Der Ausgangssatz entspricht ganz offensichtlich den Tatsachen. Beziehen wir uns damit jedoch auf unsere menschlichen Handlungsweisen und versuchen damit die unnötige, systematische Tötung anderer Tiere zur Nahrungsmittelgewinnung zu rechtfertigen, lassen sich gleich mehrere Einwände dagegen erheben, das Verhalten eines relativ kleinen Teils der uns bekannten Tierarten als moralische Richtschnur für unsere eigene Art der Ernährung anzuwenden.
Als Erstes ist festzustellen, dass die Angehörigen einiger Arten, sogenannte Karnivore (oder auch Fleischfresser), auf den Tod anderer Tiere angewiesen sind, weil sie ohne Fleisch als Nahrung nicht überleben können. In freier Wildbahn erfüllen sie damit eine wichtige Regulierungsfunktion, die das ökologische Gleichgewicht aufrecht erhält. Raubtiere haben hinsichtlich ihrer Nahrung nicht zuletzt aus physiologischen Gründen keine Wahl, Menschen können sich jedoch problemlos ohne Substanzen aus oder von anderen Tieren gesund ernähren, wie unzählige vegane Frauen, Männer und Kinder auf der ganzen Welt beweisen.
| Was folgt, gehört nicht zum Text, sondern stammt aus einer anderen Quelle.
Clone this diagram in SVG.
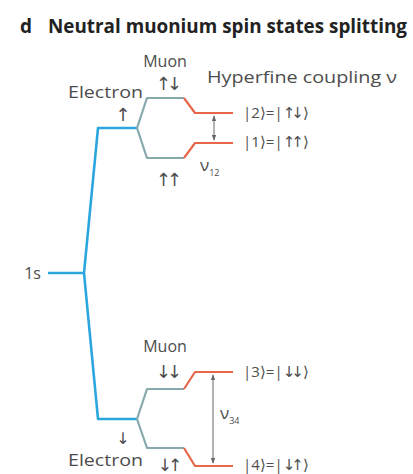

Zum Zweiten steht der Trugschluss, dass alles, was „natürlich“ ist, unweigerlich moralisch gut ist. Denn tatsächlich werden auch Hunde und Katzen Opfer von Raubtieren, und um konsistent zu bleiben, müssten wir einen Menschen, welcher den Hund von nebenan in Stücke reißt, um ihn anschließend zu essen, nicht nur gewähren lassen, sondern sogar als „völlig natürlich“ bezeichnen.
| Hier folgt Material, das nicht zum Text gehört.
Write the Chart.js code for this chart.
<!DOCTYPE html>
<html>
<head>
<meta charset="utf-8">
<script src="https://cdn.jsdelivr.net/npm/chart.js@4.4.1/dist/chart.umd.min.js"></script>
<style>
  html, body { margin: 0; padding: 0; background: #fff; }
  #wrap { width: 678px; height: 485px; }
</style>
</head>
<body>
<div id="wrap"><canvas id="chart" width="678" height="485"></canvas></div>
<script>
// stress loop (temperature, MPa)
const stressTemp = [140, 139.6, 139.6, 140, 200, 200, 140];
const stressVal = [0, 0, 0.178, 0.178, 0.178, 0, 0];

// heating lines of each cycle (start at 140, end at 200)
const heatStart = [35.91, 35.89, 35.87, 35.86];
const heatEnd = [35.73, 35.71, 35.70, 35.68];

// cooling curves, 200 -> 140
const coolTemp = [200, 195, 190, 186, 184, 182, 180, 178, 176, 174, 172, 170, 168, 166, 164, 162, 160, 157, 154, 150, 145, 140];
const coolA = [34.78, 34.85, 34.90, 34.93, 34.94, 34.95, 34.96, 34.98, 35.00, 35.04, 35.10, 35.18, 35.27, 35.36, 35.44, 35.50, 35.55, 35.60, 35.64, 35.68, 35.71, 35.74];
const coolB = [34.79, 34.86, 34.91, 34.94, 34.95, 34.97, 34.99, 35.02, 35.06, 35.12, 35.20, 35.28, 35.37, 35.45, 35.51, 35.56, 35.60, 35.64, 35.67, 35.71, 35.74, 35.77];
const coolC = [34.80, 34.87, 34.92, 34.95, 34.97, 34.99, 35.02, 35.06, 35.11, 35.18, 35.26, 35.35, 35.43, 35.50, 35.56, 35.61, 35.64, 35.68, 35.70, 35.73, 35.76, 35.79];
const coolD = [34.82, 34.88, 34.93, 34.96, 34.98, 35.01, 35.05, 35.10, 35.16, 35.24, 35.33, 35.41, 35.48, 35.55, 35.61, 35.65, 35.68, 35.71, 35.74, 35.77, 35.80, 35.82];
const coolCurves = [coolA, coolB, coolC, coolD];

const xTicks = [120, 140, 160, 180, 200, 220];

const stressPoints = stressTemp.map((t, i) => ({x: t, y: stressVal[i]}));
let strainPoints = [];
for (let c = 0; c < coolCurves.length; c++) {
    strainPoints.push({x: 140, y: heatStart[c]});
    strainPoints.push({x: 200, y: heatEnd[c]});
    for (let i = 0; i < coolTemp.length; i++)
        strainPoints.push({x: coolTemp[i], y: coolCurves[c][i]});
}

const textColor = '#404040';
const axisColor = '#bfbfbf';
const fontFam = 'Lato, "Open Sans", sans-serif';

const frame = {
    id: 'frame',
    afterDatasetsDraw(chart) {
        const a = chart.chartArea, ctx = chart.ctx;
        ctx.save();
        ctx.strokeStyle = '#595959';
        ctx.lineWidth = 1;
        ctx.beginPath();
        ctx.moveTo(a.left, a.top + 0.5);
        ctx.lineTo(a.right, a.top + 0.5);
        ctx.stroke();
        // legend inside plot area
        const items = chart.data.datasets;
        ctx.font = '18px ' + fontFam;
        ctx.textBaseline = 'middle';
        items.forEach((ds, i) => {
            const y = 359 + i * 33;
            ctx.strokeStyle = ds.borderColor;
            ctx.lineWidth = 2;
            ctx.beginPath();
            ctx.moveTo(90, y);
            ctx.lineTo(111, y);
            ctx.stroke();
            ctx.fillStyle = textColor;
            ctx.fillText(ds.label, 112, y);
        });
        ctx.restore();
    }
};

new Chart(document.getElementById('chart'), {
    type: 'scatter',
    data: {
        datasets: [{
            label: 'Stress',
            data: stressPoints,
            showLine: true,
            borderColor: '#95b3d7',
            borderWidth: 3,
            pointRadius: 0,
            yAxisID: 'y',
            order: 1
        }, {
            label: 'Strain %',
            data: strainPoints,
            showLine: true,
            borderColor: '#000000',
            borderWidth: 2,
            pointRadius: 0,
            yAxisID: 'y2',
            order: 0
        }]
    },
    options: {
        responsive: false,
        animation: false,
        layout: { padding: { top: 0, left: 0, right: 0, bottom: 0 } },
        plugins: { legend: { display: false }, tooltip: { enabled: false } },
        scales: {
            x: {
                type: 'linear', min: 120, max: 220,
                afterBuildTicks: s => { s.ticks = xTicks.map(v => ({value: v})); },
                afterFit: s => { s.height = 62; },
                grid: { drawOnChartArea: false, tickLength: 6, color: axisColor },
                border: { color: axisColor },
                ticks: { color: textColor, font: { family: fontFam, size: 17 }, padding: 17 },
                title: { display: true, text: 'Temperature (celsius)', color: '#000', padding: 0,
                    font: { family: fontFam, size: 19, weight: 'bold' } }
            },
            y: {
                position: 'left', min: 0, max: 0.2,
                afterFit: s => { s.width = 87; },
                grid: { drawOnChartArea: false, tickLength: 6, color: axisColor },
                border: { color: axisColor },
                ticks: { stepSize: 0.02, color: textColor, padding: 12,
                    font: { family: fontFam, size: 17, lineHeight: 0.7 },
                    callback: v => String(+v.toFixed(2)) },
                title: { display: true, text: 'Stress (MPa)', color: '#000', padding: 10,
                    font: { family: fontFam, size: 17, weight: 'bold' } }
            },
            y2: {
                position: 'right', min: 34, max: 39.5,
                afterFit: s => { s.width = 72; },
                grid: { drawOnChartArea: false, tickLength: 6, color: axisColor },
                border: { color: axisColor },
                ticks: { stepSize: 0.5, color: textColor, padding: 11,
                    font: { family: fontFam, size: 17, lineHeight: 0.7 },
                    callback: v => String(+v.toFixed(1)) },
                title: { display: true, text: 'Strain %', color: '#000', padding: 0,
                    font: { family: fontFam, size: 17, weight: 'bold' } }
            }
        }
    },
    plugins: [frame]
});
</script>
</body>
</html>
Drittens muss geklärt werden, warum andere typische Verhaltensweisen „wilder“ Tiere wiederum keinen moralischen Vorbildcharakter für menschliches Tun haben sollen: In Diskussionen über eventuelle Rechtfertigungen für Totschlag, Kannibalismus oder erzwungene sexuelle Handlungen tauchen nichtmenschliche Tiere als Referenz nicht auf. Auch gewaltsam durchgesetzter Territorialanspruch, Raub und sogar Mord an den eigenen Kindern lassen sich bei nichtmenschlichen Tieren beobachten, jedoch wird der Versuch, diese Beobachtungen als Rechtfertigung durchzusetzen, auf allen Ebenen scheitern, wenn eine solche Tat von einem zurechnungsfähigen, erwachsenen Menschen verübt wurde.
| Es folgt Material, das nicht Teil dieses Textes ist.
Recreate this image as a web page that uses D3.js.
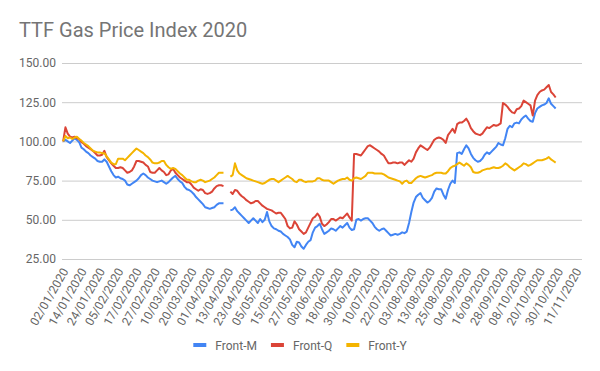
<!DOCTYPE html>
<html>
<head>
<meta charset="utf-8">
<script src="https://cdn.jsdelivr.net/npm/d3@7"></script>
<style>
    body { margin: 0; background: #fff; }
    svg { font-family: Roboto, Arial, sans-serif; display: block; }
</style>
</head>
<body>
<div id="chart"></div>
<script>
// trading days shown on the category axis (first and last category)
const firstDay = "2020-01-02";
const lastDay = "2020-11-13";

const tickLabels = ["02/01/2020", "14/01/2020", "24/01/2020", "05/02/2020", "17/02/2020",
    "27/02/2020", "10/03/2020", "20/03/2020", "01/04/2020", "13/04/2020", "23/04/2020",
    "05/05/2020", "15/05/2020", "27/05/2020", "08/06/2020", "18/06/2020", "30/06/2020",
    "10/07/2020", "22/07/2020", "03/08/2020", "13/08/2020", "25/08/2020", "04/09/2020",
    "16/09/2020", "28/09/2020", "08/10/2020", "20/10/2020", "30/10/2020", "11/11/2020"];

const yTicks = [25, 50, 75, 100, 125, 150];

// one value per trading day, null where there is no quote (Easter)
const frontM = [100, 101, 100, 99, 100.5, 102, 101, 99.5, 96, 95, 93.5, 92.5, 91, 90, 89, 87.5, 87, 87, 88.5, 87,
    84, 81, 78.5, 77, 77.5, 76.5, 76, 75, 72.5, 72, 73, 74, 75, 76.5, 78.5, 79.5, 78.5, 77, 76, 75,
    74.5, 74, 74.5, 75, 74, 73, 74, 75.5, 77, 78, 76, 74.5, 73.5, 71, 69.5, 69, 68, 66.5, 64.5, 63,
    61.5, 60, 58, 57.5, 57, 57.5, 58, 59.5, 60.5, 60.5, 60.5, null, null, 56, 56.5, 58, 55.5, 54, 52.5, 51,
    49.5, 48, 49.5, 51, 49.5, 48, 50.5, 48.5, 50, 55, 49, 46, 44.5, 44, 43, 42.5, 41, 40, 39, 37.5,
    34, 32.5, 36, 35.5, 33, 31.5, 34, 36, 37, 42, 45, 46, 47.5, 44, 41, 42, 43, 44.5, 44, 43,
    44.5, 46, 45, 46.5, 48, 45, 43.5, 44, 50, 50.5, 49.5, 50.5, 51, 51, 49.5, 48, 45.5, 44, 43, 44,
    44.5, 43, 41.5, 40, 40.5, 41, 40.5, 41, 42, 41.5, 42.5, 48, 55, 61, 64.5, 66, 67, 64, 62.5, 61,
    62, 64, 68, 70, 69.5, 69.5, 66, 63.5, 69, 73, 75, 73.5, 92.5, 93, 92, 95, 97.5, 95.5, 92, 89.5,
    88, 87, 87.5, 89, 91.5, 93, 92, 93.5, 95, 96.5, 99, 98, 97.5, 102, 108, 110, 109, 111.5, 112, 111.5,
    114, 115.5, 116.5, 114.5, 113, 112.5, 118, 121, 122, 123, 123.5, 124.5, 127.5, 124, 122.5, 121];

const frontQ = [100, 109, 105, 103, 102.5, 103, 102, 101.5, 99.5, 98.5, 97, 96, 95, 94, 92.5, 91, 91, 91.5, 94, 90,
    88, 86, 84.5, 83, 83, 83.5, 83, 81.5, 80, 80.5, 81.5, 84, 87.5, 87.5, 87, 86.5, 85, 84, 80.5, 80,
    80, 81.5, 83, 81.5, 80.5, 78.5, 79, 81.5, 82.5, 80, 78.5, 77, 76, 75, 74, 74, 72.5, 70.5, 69.5, 68.5,
    69.5, 69, 67, 66.5, 67, 68, 70, 71.5, 72, 72, 71.5, null, null, 68, 66.5, 69, 68.5, 66.5, 65, 64,
    62.5, 61.5, 60.5, 61, 62, 62, 60.5, 59, 58, 57, 56.5, 56, 55, 54, 54.5, 54.5, 52.5, 50.5, 46, 44.5,
    45, 49, 47, 44, 42.5, 41, 42, 45, 48, 51, 52, 54, 52, 47.5, 46, 47, 48.5, 50.5, 50.5, 49.5,
    50.5, 51.5, 51, 52.5, 54, 51.5, 49.5, 92, 92, 91.5, 91, 93, 95, 97, 97.5, 96.5, 95.5, 94.5, 93.5, 92,
    91, 88.5, 86, 86, 86.5, 86.5, 86, 86.5, 86.5, 85, 86.5, 88, 87, 89, 93, 95.5, 97.5, 96.5, 95.5, 94.5,
    96, 98.5, 101, 102, 102.5, 102, 101, 99, 104, 106, 108, 105.5, 111, 112, 112, 113, 114.5, 112, 108.5, 106.5,
    105, 104.5, 104, 105, 107, 109, 108.5, 109.5, 110.5, 110, 110.5, 111.5, 124.5, 123.5, 122, 120, 118.5, 118, 120.5, 121,
    122.5, 126, 125, 124, 123, 116.5, 126, 129.5, 131.5, 132.5, 133, 134.5, 136, 131.5, 130, 128];

const frontY = [100, 103.5, 102, 102.5, 101.5, 102.5, 103, 101.5, 100.5, 99, 98, 97, 95.5, 94, 93.5, 93, 93, 92.5, 92.5, 90.5,
    88.5, 86.5, 85.5, 85.5, 89, 89, 89, 88, 89.5, 91, 92.5, 94, 95.5, 94.5, 93.5, 92.5, 91, 90, 88.5, 86.5,
    86, 86, 86.5, 87.5, 87.5, 85, 83.5, 82.5, 83, 82.5, 81, 79.5, 78.5, 77, 75.5, 75.5, 74.5, 74, 74, 75,
    75.5, 75, 74, 74.5, 75, 76, 77, 78.5, 80, 80, 80, null, null, 77.5, 78.5, 86, 81.5, 79.5, 78.5, 77.5,
    76.5, 76, 75.5, 75, 74.5, 74, 73.5, 73, 73.5, 74.5, 75.5, 76, 76, 75, 74, 75, 76, 77, 78, 77,
    76, 74.5, 74, 75.5, 75.5, 74.5, 74, 74.5, 74.5, 74.5, 75, 76.5, 76.5, 75.5, 75, 75, 75, 74, 73, 74,
    75, 75.5, 76, 76, 77, 75.5, 75, 76.5, 77, 76.5, 76, 77, 78, 80, 80, 80, 79.5, 79.5, 79.5, 79.5,
    79, 78, 77, 76.5, 76, 75.5, 75, 74.5, 73, 74.5, 75, 73.5, 73.5, 75, 76.5, 77.5, 78, 77.5, 77, 77.5,
    78, 78.5, 79.5, 80, 80, 80, 79.5, 79.5, 81, 83, 84, 84.5, 85.5, 86.5, 85.5, 84.5, 86, 85, 83.5, 80.5,
    80, 80, 80.5, 81.5, 82, 82.5, 82.5, 83, 83.5, 83, 83, 83.5, 84.5, 86, 85, 83.5, 82.5, 81.5, 82.5, 83.5,
    84.5, 86, 85.5, 84.5, 85, 86, 87, 88, 88, 88, 88.5, 89, 90, 88.5, 87.5, 86.5];

const seriesNames = ["Front-M", "Front-Q", "Front-Y"];
const seriesColors = ["#4285f4", "#db4437", "#f4b400"];
const seriesValues = [frontM, frontQ, frontY];

const fmt = d3.utcFormat("%d/%m/%Y");
let categories = d3.utcDay.range(new Date(firstDay), d3.utcDay.offset(new Date(lastDay), 1))
    .filter(d => d.getUTCDay() > 0 && d.getUTCDay() < 6)
    .map(fmt);

let width = 600;
let height = 371;
let plotLeft = 62, plotRight = 582, plotTop = 63, plotBottom = 259;

let svg = d3.select("#chart")
    .append("svg")
    .attr("width", width)
    .attr("height", height);

svg.append("text")
    .attr("x", 19)
    .attr("y", 37)
    .attr("fill", "#757575")
    .style("font-size", "20px")
    .text("TTF Gas Price Index 2020");

let scaleX = d3.scaleBand()
    .domain(categories)
    .range([plotLeft, plotRight]);

let scaleY = d3.scaleLinear()
    .domain([25, 150])
    .range([plotBottom, plotTop]);

// горизонтальная сетка и подписи
let axisY = d3.axisLeft(scaleY)
    .tickValues(yTicks)
    .tickSize(-(plotRight - plotLeft))
    .tickPadding(6)
    .tickFormat(d3.format(".2f"));

let gy = svg.append("g")
    .attr("transform", `translate(${plotLeft}, 0)`)
    .call(axisY);
gy.select(".domain").remove();
gy.selectAll("line").attr("stroke", "#cccccc");
gy.selectAll("text")
    .attr("fill", "#666666")
    .style("font-size", "12px")
    .style("font-family", "Roboto, Arial, sans-serif");

// ось OX: подписи дат под углом
let axisX = d3.axisBottom(scaleX)
    .tickValues(tickLabels)
    .tickSize(0)
    .tickPadding(0);

let gx = svg.append("g")
    .attr("transform", `translate(0, ${plotBottom})`)
    .call(axisX);
gx.select(".domain").remove();
gx.selectAll("text")
    .attr("fill", "#666666")
    .style("font-size", "12px")
    .style("font-family", "Roboto, Arial, sans-serif")
    .style("text-anchor", "end")
    .attr("x", 0)
    .attr("y", 0)
    .attr("dy", "0.35em")
    .attr("transform", "translate(2, 10) rotate(-60)");

let line = d3.line()
    .defined(d => d.v !== null)
    .x(d => scaleX(d.c) + scaleX.bandwidth() / 2)
    .y(d => scaleY(d.v));

seriesValues.forEach((vals, k) => {
    let pts = vals.map((v, i) => ({c: categories[i], v: v}));
    svg.append("path")
        .datum(pts)
        .attr("fill", "none")
        .attr("stroke", seriesColors[k])
        .attr("stroke-width", 2)
        .attr("stroke-linejoin", "round")
        .attr("d", line);
});

// легенда по центру
let legend = svg.append("g");
let xPos = 0;
seriesNames.forEach((name, k) => {
    let item = legend.append("g").attr("transform", `translate(${xPos}, 0)`);
    item.append("rect")
        .attr("x", 0)
        .attr("y", 343)
        .attr("width", 13)
        .attr("height", 4)
        .attr("fill", seriesColors[k]);
    let t = item.append("text")
        .attr("x", 22)
        .attr("y", 349.5)
        .attr("fill", "#666666")
        .style("font-size", "12px")
        .text(name);
    xPos += 22 + t.node().getComputedTextLength() + 14;
});
let legendW = xPos - 14;
legend.attr("transform", `translate(${(width - legendW) / 2}, 0)`);
</script>
</body>
</html>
Wie bei unzähligen anderen Gelegenheiten wird bei der Behandlung dieser Frage ein weiterer doppelter Maßstab sichtbar, den wir anlegen, wenn wir unsere Nutzung nichtmenschlicher Tiere begründen: Wir Menschen sind eben auch „nur Tiere“ und „der Natur untergeordnet“, wenn unser Fleischkonsum legitimiert werden soll, wir stehen aber gleichzeitig über allen anderen Tieren und sind der Natur überlegen, geht es etwa um den Einsatz nichtmenschlicher Tiere zu Arbeits-, Unterhaltungs- oder Forschungszwecken, um das Trinken ihrer Milch, um das Tragen ihrer Haut und ihrer Haare oder um die Vernichtung derjenigen unter ihnen, welche wir als „Schädlinge“ kategorisiert haben.
Wir beteuern gerne, dass wir uns in moralischer Sache von den restlichen Tieren abheben, weil wir etwa unser Geschäft nicht im Vorgarten der Nachbarn verrichten, nicht mit dem Unterleib an den Beinen fremder Frauen reiben oder unsere Rivalen nicht einfach ins Ohr beißen. Warum lassen wir dann diese eine Ausnahme gelten und erklären scheinbar willkürlich, das Töten und Essen anderer Tiere sei durch Menschen akzeptabel, weil dies beispielsweise Katzen auch tun? Wir können unsere moralische Überlegenheit gegenüber anderen Arten nicht an den Stellen ausblenden, an denen es ausschließlich um unsen Genuss oder um unseren finanziellen Gewinn geht.
Erwachsene Menschen können sich entscheiden, ob für ihren Genuss bei Tisch Gewalt an Unschuldigen ausgeübt werden soll. Einige wenige Tiere haben keine andere Wahl als andere Tiere zu essen, jedoch wer von uns in einem Schlachthaus steht in dem Wissen, dass eine vegane Lebensweise möglich, wenn nicht sogar gesünder ist, wird das, was innerhalb dieser Wände passiert, schwerlich als moralisch vertretbar bezeichnen können.